If you’re unsure, hold the polish bottle against your hand in natural light. Indoor bulbs can lie. They flatter some oranges and flatten others, and that’s how people end up with a shade they loved in the bottle and disliked on the nail.
Short almond nails make the shade choice even more visible because the shape is neat and compact. A loud orange will look louder. A soft orange will look softer. There’s no hiding it, which is half the fun.
Why Short Almond Nails Make Orange Easier to Wear
The short almond shape softens orange in a way longer, sharper shapes sometimes don’t. Stiletto nails can make orange feel fierce. A square short nail can make it feel blunt. Short almond sits in the middle.
That curve helps the eye move along the nail, so even a bright shade feels smoother. It’s also practical, which matters more than people admit. If you type all day, cook, or deal with your hands a lot, short almond is the shape that keeps up.
I also think orange looks cleaner on shorter lengths because the polish application has less room to wobble. You notice every flaw. You also notice every good line.
Prep Makes or Breaks the Whole Look
A clean manicure starts before the color goes on. Push back the cuticles gently, remove any dead skin, file the sidewalls evenly, and make sure the almond point is centered on each nail.
Use a dehydrator or cleanser if you’re working with gel. Use a good base coat if you’re using regular polish. And don’t flood the cuticles. Orange shows staining and sloppy edges faster than a sheer pink ever will.
If your nails are uneven, keep the shape short and consistent rather than trying to force a long almond. A tidy short almond always beats a lopsided long one. Always.
Finish Choices That Change the Whole Mood
Glossy orange feels fresh and juicy. Matte orange feels earthy and a little serious. Chrome orange reads dressy and metallic. Glitter turns the same color into something playful.
That’s why one shade can do so much.

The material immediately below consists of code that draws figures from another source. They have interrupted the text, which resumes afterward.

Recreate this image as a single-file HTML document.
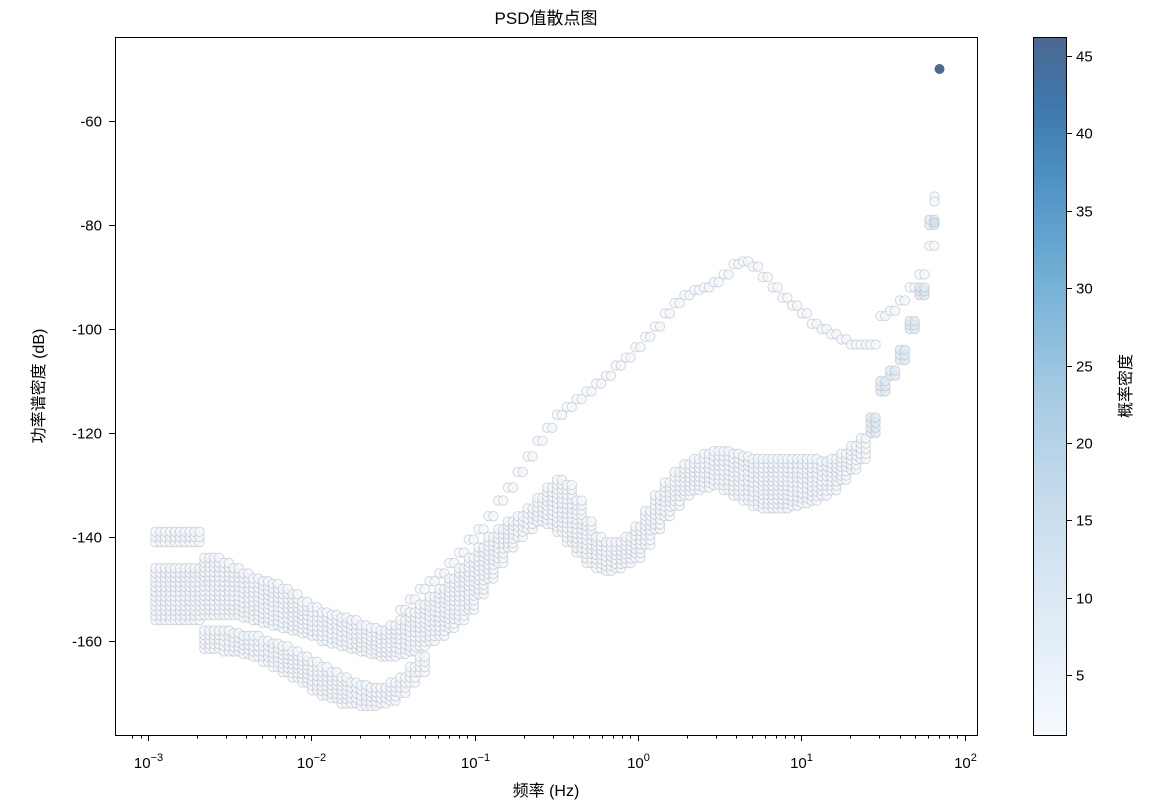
<!DOCTYPE html>
<html><head><meta charset="utf-8"><style>
body{margin:0;background:#fff;}
svg text{font-family:"Liberation Sans","Noto Sans CJK SC",sans-serif;fill:#000;}
</style></head><body>
<svg id="chart" width="1152" height="806" viewBox="0 0 1152 806" xmlns="http://www.w3.org/2000/svg">
<defs>
<linearGradient id="cbg" x1="0" y1="1" x2="0" y2="0">
<stop offset="0" stop-color="#f6fafe"/>
<stop offset="0.2" stop-color="#dbe8f4"/>
<stop offset="0.35" stop-color="#c4daec"/>
<stop offset="0.5" stop-color="#a3c9e2"/>
<stop offset="0.65" stop-color="#74b0d6"/>
<stop offset="0.8" stop-color="#4d91c4"/>
<stop offset="0.9" stop-color="#3f78ae"/>
<stop offset="1" stop-color="#4a6890"/>
</linearGradient>
</defs>
<text x="546" y="24" font-size="17" text-anchor="middle">PSD值散点图</text>
<g id="points"></g>
<rect x="115.5" y="37.5" width="862" height="698" fill="none" stroke="#000" stroke-width="1"/>
<g id="axes"></g>
<text x="546" y="796" font-size="16" text-anchor="middle">频率 (Hz)</text>
<text transform="translate(44,386) rotate(-90)" font-size="16" text-anchor="middle">功率谱密度 (dB)</text>
<rect x="1033.5" y="37.5" width="33" height="698" fill="url(#cbg)" stroke="#000" stroke-width="1"/>
<g id="cbaxis"></g>
<text transform="translate(1131,386) rotate(-90)" font-size="16" text-anchor="middle">概率密度</text>
</svg>
<script>
const logFreq=[-2.94,-2.88,-2.82,-2.76,-2.70,-2.64,-2.58,-2.52,-2.46,-2.40,-2.34,-2.28,-2.22,-2.16,-2.10,-2.04,-1.98,-1.92,-1.86,-1.80,-1.74,-1.68,-1.62,-1.56,-1.50,-1.44,-1.38,-1.32,-1.26,-1.20,-1.14,-1.08,-1.02,-0.96,-0.90,-0.84,-0.78,-0.72,-0.66,-0.60,-0.54,-0.48,-0.42,-0.36,-0.30,-0.24,-0.18,-0.12,-0.06,0.00,0.06,0.12,0.18,0.24,0.30,0.36,0.42,0.48,0.54,0.60,0.66,0.72,0.78,0.84,0.90,0.96,1.02,1.08,1.14,1.20,1.26,1.32,1.38,1.44,1.50,1.56,1.62,1.68,1.74,1.80];
const bandTop=[-146,-146,-146,-146,-146,-144,-144,-145,-146,-147,-148,-148.5,-149,-150,-151,-152.5,-153.5,-154.5,-155,-155.5,-156,-157,-157.5,-158,-157,-156,-154.5,-153,-151.5,-150,-148,-146,-144,-142,-140,-138.5,-137,-136,-134.5,-132.5,-130.5,-129,-130,-133,-137,-140,-141,-141,-140,-138,-135,-132,-129.5,-127.5,-126,-125,-124,-123.5,-123.5,-124,-124.5,-125,-125,-125,-125,-125,-125,-125,-125.5,-125,-124,-122.5,-121,-117,-110,-108,-104,-98.5,-92,-79];
const bandBottom=[-156,-156,-156,-156,-156,-155,-155,-155,-155,-155.5,-156,-156.5,-157,-157.5,-158,-158.5,-159,-160,-160.5,-161,-161.5,-162,-162.5,-163,-163,-162.5,-162,-161,-160,-159,-157.5,-156,-154,-151,-148,-145,-142,-140,-138.5,-137,-137.5,-139,-141,-143,-145,-146,-146.5,-146,-145,-144,-141.5,-138.5,-136,-134,-132,-131,-130.5,-130,-131,-132,-133,-134,-134.5,-134.5,-134.5,-134,-133.5,-133,-132,-131,-129,-127,-125,-120,-112,-109,-106,-100,-93.5,-80];
const extraTop=[-139,-139,-139,-139,-139];
const lowerTop=[null,null,null,null,null,-158,-158,-158,-158.5,-159,-159,-160,-160.5,-161,-162,-163,-164,-165,-166,-167,-168,-168.5,-169,-169,-168,-167,-165,-163];
const lowerBottom=[null,null,null,null,null,-161.5,-161.5,-162,-162,-162.5,-163,-164,-165,-166,-167,-168,-169.5,-170.5,-171,-172,-172,-172.5,-172.5,-172,-171.5,-170,-168,-166];
const upperTrace=[null,null,null,null,null,null,null,null,null,null,null,null,null,null,null,null,null,null,null,null,null,null,null,null,null,-154,-152,-150,-148.5,-147,-145,-143,-140.5,-138.5,-136,-133,-130.5,-127.5,-124.5,-121.5,-119,-116.5,-115,-113.5,-112,-110.5,-109,-107,-105.5,-103.5,-101.5,-99.5,-97,-95,-93.5,-92.5,-92,-91,-89.5,-87.5,-87,-88,-90,-92,-94,-95.5,-97,-99,-100,-101,-102,-103,-103,-103,-97.5,-96.5,-94.5,-92,-89.5,-84];
const extraLogFreq=[1.816,1.816,1.816,1.847];
const extraDb=[-74.5,-75.5,-79.5,-50];
const extraDensity=[3,3,14,46];

const X0=115,X1=977;
function xs(lf){return 148+(lf+3)*163.3;}
function ys(db){return 121+(-60-db)*5.2;}
function cbY(v){return 675-(v-5)*15.475;}
function colorFor(d){
  const stops=[[1,[246,250,254]],[10,[219,232,244]],[17,[196,218,236]],[24,[163,201,226]],[31,[116,176,214]],[38,[77,145,196]],[42,[63,120,174]],[46.2,[74,104,144]]];
  for(let i=1;i<stops.length;i++){if(d<=stops[i][0]){const a=stops[i-1],b=stops[i];const t=(d-a[0])/(b[0]-a[0]);return 'rgb('+a[1].map((c,j)=>Math.round(c+(b[1][j]-c)*t)).join(',')+')';}}
  return 'rgb(74,104,144)';
}
const NS='http://www.w3.org/2000/svg';
const pg=document.getElementById('points');
function dot(lf,db,d,name,dx){
  const c=document.createElementNS(NS,'circle');
  c.setAttribute('cx',(xs(lf)+(dx||0)).toFixed(1));c.setAttribute('cy',ys(db).toFixed(1));c.setAttribute('r',d>40?5:4.7);
  c.setAttribute('fill',colorFor(d));
  c.setAttribute('fill-opacity',d>40?'1':'0.75');
  c.setAttribute('stroke',d>40?'none':'rgba(175,180,186,0.5)');c.setAttribute('stroke-width','1');
  
  
  pg.appendChild(c);
}
function column(lf,top,bot,name,dens,dx){
  if(top==null||bot==null)return;
  const n=Math.max(1,Math.round((top-bot)/0.9));
  for(let i=0;i<=n;i++){dot(lf,bot+(top-bot)*i/n,dens,name,dx);}
}
for(let i=0;i<logFreq.length;i++){
  const dens=logFreq[i]>1.4?9:2;
  for(const dx of [-2.5,2.5]){
    column(logFreq[i],bandTop[i],bandBottom[i],'band-point',dens,dx);
    if(i<extraTop.length) column(logFreq[i],extraTop[i],extraTop[i]-2,'upper-cluster-point',2,dx);
    if(lowerTop[i]!=null) column(logFreq[i],lowerTop[i],lowerBottom[i],'lower-trace-point',2,dx);
    if(upperTrace[i]!=null){dot(logFreq[i],upperTrace[i],2,'upper-trace-point',dx);}
  }
}
for(let i=0;i<extraLogFreq.length;i++){dot(extraLogFreq[i],extraDb[i],extraDensity[i],'high-freq-point',0);}

const ax=document.getElementById('axes');
function line(x1,y1,x2,y2,g,name){const l=document.createElementNS(NS,'line');l.setAttribute('x1',x1);l.setAttribute('y1',y1);l.setAttribute('x2',x2);l.setAttribute('y2',y2);l.setAttribute('stroke','#000');l.setAttribute('stroke-width','1');


g.appendChild(l);}
function text(x,y,s,anchor,g,name,size){const t=document.createElementNS(NS,'text');t.setAttribute('x',x);t.setAttribute('y',y);t.setAttribute('font-size',size||15);t.setAttribute('text-anchor',anchor);t.innerHTML=s;


g.appendChild(t);return t;}
const xDecades=[-3,-2,-1,0,1,2];
for(const d of xDecades){
  const x=Math.round(xs(d))+0.5;
  line(x,735,x,741,ax,'x-major-tick');
  text(x,768,'10<tspan font-size="11" dy="-7">'+(d<0?'\u2212'+(-d):d)+'</tspan>','middle',ax,'x-tick-label',15);
  for(let m=2;m<10;m++){const lf=d+Math.log10(m);const xm=Math.round(xs(lf))+0.5;if(xm<X1&&xm>X0)line(xm,735,xm,738.5,ax,'x-minor-tick');}
}
{const xm=Math.round(xs(-3+Math.log10(0.8)))+0.5;line(xm,735,xm,738.5,ax,'x-minor-tick');const xm2=Math.round(xs(-3+Math.log10(0.9)))+0.5;line(xm2,735,xm2,738.5,ax,'x-minor-tick');}
const yTicks=[-60,-80,-100,-120,-140,-160];
for(const v of yTicks){const y=Math.round(ys(v))+0.5;line(109,y,115,y,ax,'y-tick');text(102,y+5,'-'+(-v),'end',ax,'y-tick-label',15);}
const cb=document.getElementById('cbaxis');
const cbTicks=[5,10,15,20,25,30,35,40,45];
for(const v of cbTicks){const y=Math.round(cbY(v))+0.5;line(1066,y,1072,y,cb,'colorbar-tick');text(1076,y+5,String(v),'start',cb,'colorbar-tick-label',15);}
</script>
</body></html>
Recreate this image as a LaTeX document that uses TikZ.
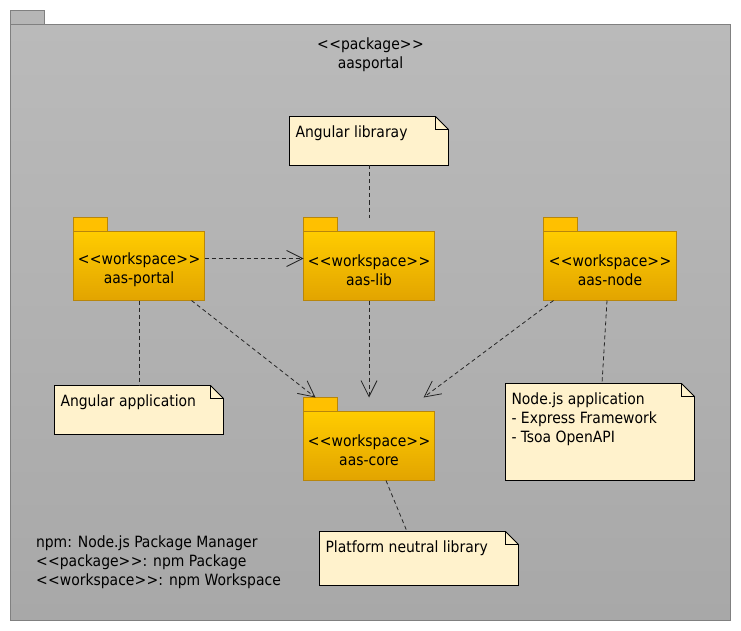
\documentclass[tikz,border=0pt]{standalone}
\usepackage{fontspec}
\setmainfont{DejaVu Sans Condensed}
\usetikzlibrary{arrows.meta,calc}
\definecolor{pkgtop}{HTML}{BABABA}
\definecolor{pkgbot}{HTML}{A8A8A8}
\definecolor{pkgedge}{HTML}{808080}
\definecolor{pkgtabfill}{HTML}{B6B6B6}
\definecolor{foldertop}{HTML}{FFCC00}
\definecolor{folderbot}{HTML}{E2A400}
\definecolor{folderedge}{HTML}{B8860B}
\definecolor{foldertabfill}{HTML}{FFC000}
\definecolor{notefill}{HTML}{FFF2CC}
\definecolor{linecol}{HTML}{262626}
\newcommand\ltlt{<\kern0.5pt<}
\newcommand\gtgt{>\kern0.5pt>}
\tikzset{
  txt/.style={font=\fontsize{15.5}{19}\selectfont, text=black, inner sep=0pt, outer sep=0pt},
  foldertab/.style={draw=folderedge, fill=foldertabfill, line width=0.8pt, minimum width=34pt, minimum height=14pt, inner sep=0pt, outer sep=0pt, anchor=south west},
  folderbody/.style={draw=folderedge, top color=foldertop, bottom color=folderbot, line width=0.8pt, minimum width=131pt, minimum height=69pt, inner sep=0pt, outer sep=0pt, anchor=north west},
  noteshape/.style={draw=black, fill=notefill, line width=0.8pt},
  link/.style={draw=linecol, line width=0.8pt, dash pattern=on 4pt off 3pt},
  dep/.style={link, -{Straight Barb[length=16pt,width=16pt,line width=0.8pt]}},
}
\newcommand\wsfolder[5][131]{%
  \node[folderbody, minimum width=#1pt] (#2) at (#3,#4) {};
  \node[foldertab] (#2tab) at (#2.north west) {};
  \node[txt, align=center, anchor=center] (#2txt) at ([yshift=-38.5pt]#2.north) {\ltlt workspace\gtgt\\#5};
}
\newcommand\umlnote[6]{%
  \node[inner sep=0pt, outer sep=0pt, minimum width=#4pt, minimum height=#5pt, anchor=north west] (#1) at (#2,#3) {};
  \draw[noteshape] (#1.north west) -- ([xshift=-13pt]#1.north east) -- ([yshift=-13pt]#1.north east) -- (#1.south east) -- (#1.south west) -- cycle;
  \draw[noteshape, fill=none] ([xshift=-13pt]#1.north east) |- ([yshift=-13pt]#1.north east);
  \node[txt, align=left, anchor=north west] (#1txt) at ([xshift=6pt, yshift=-9pt]#1.north west) {#6};
}
\begin{document}
\begin{tikzpicture}[x=1pt,y=-1pt]
\useasboundingbox (0,0) rectangle (741,631);
% outer package
\node[draw=pkgedge, top color=pkgtop, bottom color=pkgbot, line width=0.8pt, minimum width=720pt, minimum height=596pt, inner sep=0pt, outer sep=0pt, anchor=north west] (pkg) at (10.5,24.5) {};
\node[draw=pkgedge, fill=pkgtabfill, line width=0.8pt, minimum width=34pt, minimum height=14pt, inner sep=0pt, outer sep=0pt, anchor=south west] (pkgtab) at (pkg.north west) {};
\node[txt, anchor=base] (title1) at (370.5,50) {\ltlt package\gtgt};
\node[txt, anchor=base] (title2) at (370.5,69) {aasportal};
% folders
\wsfolder{portal}{73.5}{231.5}{aas-portal}
\wsfolder{lib}{303.5}{231.5}{aas-lib}
\wsfolder[133]{nodews}{543.5}{231.5}{aas-node}
\wsfolder{core}{303.5}{411.5}{aas-core}
% notes
\umlnote{nlib}{289.5}{116.5}{159}{49}{Angular libraray}
\umlnote{napp}{54.5}{385.5}{169}{49}{Angular application}
\umlnote{nnode}{505.5}{383.5}{189}{97}{Node.js application\\- Express Framework\\- Tsoa OpenAPI}
\umlnote{nplat}{319.5}{531.5}{199}{54}{Platform neutral library}
% legend
\node[txt, anchor=base west] (leg1) at (36,547) {npm: Node.js Package Manager};
\node[txt, anchor=base west] (leg2) at (36,566) {\ltlt package\gtgt: npm Package};
\node[txt, anchor=base west] (leg3) at (36,585) {\ltlt workspace\gtgt: npm Workspace};
% note links
\draw[link] (nlib.south) -- (nlib.south |- libtab.north);
\draw[link] (portal.south) -- (portal.south |- napp.north);
\draw[link] ([xshift=-3pt]nodews.south) -- ([xshift=2pt]nnode.north);
\draw[link] ([xshift=17pt]core.south) -- ([xshift=-12pt]nplat.north);
% dependencies
\draw[dep] ([yshift=7.5pt]portal.east) -- ([yshift=7.5pt]lib.west);
\draw[dep] ([xshift=-13pt]portal.south east) -- ([xshift=-5pt]coretab.north);
\draw[dep] (lib.south) -- (lib.south |- coretab.north);
\draw[dep] ([xshift=10pt]nodews.south west) -- ([xshift=-11pt]core.north east |- coretab.north);
\end{tikzpicture}
\end{document}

The finish shifts the whole personality of the manicure.
If you want the safest choice, go glossy. If you want the most forgiving, go matte on deeper oranges. If you want the most visual payoff for a night out, chrome or glitter will do it with less effort than detailed art.
Final Thoughts

Orange short almond nails work because they’re flexible, not because they’re loud. A soft peach version, a burnt orange matte, or a tiny French tip can all live in the same family and feel totally different on the hand.
The best designs here are the ones that respect the short shape. Thin lines, clean edges, balanced color, and a finish that suits the shade—that’s where the good ones live.
Pick the orange that matches your mood, not the one that looks best in a bottle under store lighting. That bottle lies more often than people like to admit.